Copy exactly the lines that run from the top of the listing to the line containing "from bokeh.resources import INLINE", both ends included, and omit the pictures.
[BEGIN INFORMATION SHOWN]
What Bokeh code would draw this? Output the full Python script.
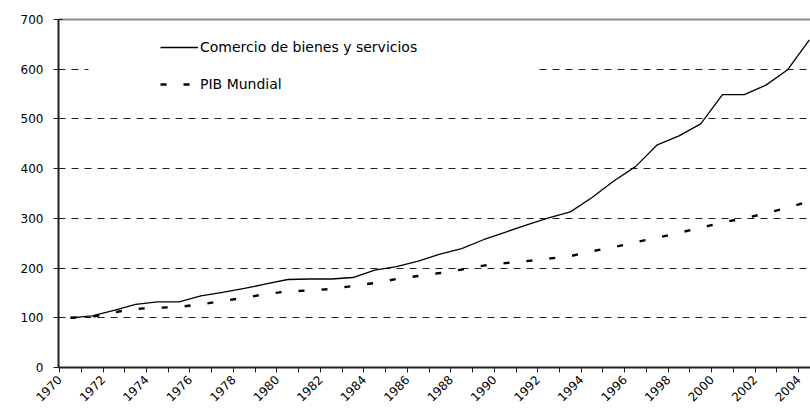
import math
from bokeh.plotting import figure
from bokeh.models import (Range1d, FixedTicker, LinearAxis, Legend, LegendItem,
                          BoxAnnotation)
from bokeh.embed import file_html
from bokeh.resources import INLINE

# ---- data -------------------------------------------------------------
years = list(range(1970, 2005))
comercio = [100, 104, 115, 127, 132, 132, 144, 151, 159, 168, 177, 178, 178,
            181, 196, 203, 214, 228, 239, 257, 272, 287, 301, 313, 342, 375,
            404, 448, 466, 490, 549, 549, 568, 599, 659]
pib = [100, 102, 111, 118, 120, 122, 127, 134, 140, 148, 153, 155, 158, 164,
       170, 178, 184, 190, 197, 205, 210, 214, 219, 224, 234, 242, 252, 261,
       271, 281, 292, 300, 310, 322, 334]
tick_labels = ["1970", "1972", "1974", "1976", "1978", "1980", "1982", "1984",
               "1986", "1988", "1990", "1992", "1994", "1996", "1998", "2000",
               "2002", "2004"]
y_ticks = [0, 100, 200, 300, 400, 500, 600, 700]
grid_levels = [100, 200, 300, 400, 500, 600]
series_names = ["Comercio de bienes y servicios", "PIB Mundial"]

FONT = "DejaVu Sans"

p = figure(width=810, height=410, output_backend="svg", toolbar_location=None,
           x_range=Range1d(1969.45, 2004.05), y_range=Range1d(0, 700),
           min_border_left=58, min_border_right=0, min_border_top=19,
           min_border_bottom=43)
p.outline_line_color = None
p.background_fill_color = "white"
p.border_fill_color = "white"

r1 = p.line(years, comercio, line_color="black", line_width=1.3)
r2 = p.line(years, pib, line_color="black", line_width=2.4, line_dash="6 17")

# x axis: ticks on category boundaries, labels every second year
boundaries = [y - 0.5 for y in years]
overrides = {}
for y, b in zip(years, boundaries):
    overrides[b] = str(y) if str(y) in tick_labels else ""
xa = p.xaxis[0]
xa.ticker = FixedTicker(ticks=boundaries)
xa.major_label_overrides = overrides
xa.major_label_orientation = math.pi / 4
xa.major_tick_out = 5
xa.major_tick_in = 0
xa.minor_tick_line_color = None
xa.axis_line_color = "#222222"
xa.axis_line_width = 2
xa.major_tick_line_color = "#222222"
xa.major_label_text_font = FONT
xa.major_label_text_font_size = "12px"
xa.major_label_text_color = "black"
xa.major_label_standoff = 5
p.xgrid.visible = False

ya = p.yaxis[0]
ya.ticker = FixedTicker(ticks=y_ticks)
ya.major_tick_out = 5
ya.major_tick_in = 4
ya.minor_tick_line_color = None
ya.axis_line_color = "#222222"
ya.axis_line_width = 2
ya.major_tick_line_color = "#222222"
ya.major_label_text_font = FONT
ya.major_label_text_font_size = "12px"
ya.major_label_text_color = "black"
ya.major_label_standoff = 10

p.ygrid.ticker = FixedTicker(ticks=grid_levels)
p.ygrid.grid_line_color = "#222222"
p.ygrid.grid_line_dash = "7 6"
p.ygrid.grid_line_width = 1

top_axis = LinearAxis(ticker=FixedTicker(ticks=[]), axis_line_color="#8a8a8a",
                      axis_line_width=2, major_tick_line_color=None,
                      minor_tick_line_color=None,
                      major_label_text_font_size="0px")
p.add_layout(top_axis, "above")

mask = BoxAnnotation(left=30, right=480, top=338, bottom=263,
                     left_units="screen", right_units="screen",
                     top_units="screen", bottom_units="screen",
                     fill_color="white", fill_alpha=1, line_color=None)
p.add_layout(mask)

legend = Legend(items=[LegendItem(label=series_names[0], renderers=[r1]),
                       LegendItem(label=series_names[1], renderers=[r2])],
                location=(102, 273), padding=0, spacing=17, margin=0,
                glyph_width=38, glyph_height=20, label_height=20,
                label_standoff=2, background_fill_alpha=0,
                border_line_alpha=0, label_text_font=FONT,
                label_text_font_size="14px", label_text_color="black")
p.add_layout(legend)

open("out.html", "w").write(file_html(p, INLINE))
[END INFORMATION SHOWN]
| WRITTEN ANSWER |
What Bokeh code would draw this? Output the full Python script.
import math
from bokeh.plotting import figure
from bokeh.models import (Range1d, FixedTicker, LinearAxis, Legend, LegendItem,
                          BoxAnnotation)
from bokeh.embed import file_html
from bokeh.resources import INLINE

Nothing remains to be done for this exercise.